What about mass transit as a way of helping mobility for the poor? Of course, this argument only works if the transit system is sufficiently widespread and reliable. But moreover, O'Toole argues: 
"Census data reveal that a higher percentage of people who earn more than $75,000 a year take transit than any other income class. To the extent people believe that low-income people can benefit from transportation assistance, such assistance should be in the form of vouchers (similar to food stamps) that can be used with any transportation provider, from a ride-hailing service to an airline."
What does O'Toole's recommend?
"[T]ransit agencies should begin to prepare for an orderly phase-out of publicly funded transit services as affordable, shared driverless cars become available in the next decade. This means the industry should stop building new rail lines; replace most existing rail lines with buses as they wear out; pay down debts and unfunded obligations; and target any further subsidies to low-income people rather than continue a futile crusade to attract higher-income people out of their cars."

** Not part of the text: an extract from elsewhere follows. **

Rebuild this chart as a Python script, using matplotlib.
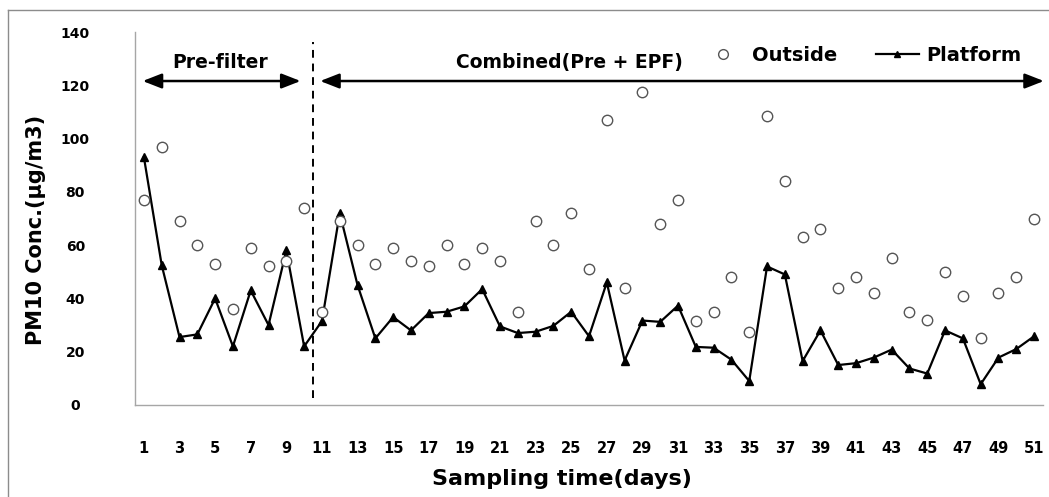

Even I, gloomster though I am, am not as gloomy about mass transit as O'Toole. But the neglect of physical maintenance, the lack of planning and funds for needed large-scale updating, and the accumulation of  unfunded liabilities are real problems. I'm also a much bigger fan of buses than rail for most cities (remembering that buses can run both on dedicated lanes and also on regular streets). Also, I'm not as confident as O'Toole that driverless cars are right around the corner. But a different technological possibility that is very near is a network of ride-sharing vans, perhaps with a capacity of about 10 people each, whose routes would be continually updated, coordinated and optimized. For a study of the possibilities of such a system in the context of New York City, see the article by Javier Alonso-Mora, Samitha Samaranayake,  Alex Wallar,  Emilio Frazzoli,  and Daniela Rus, "On-demand high-capacity ride-sharing via dynamic trip-vehicle assignment," Proceedings of the National Academy of Sciences (2017, 114 (3) 462-467; published ahead of print January 3, 2017).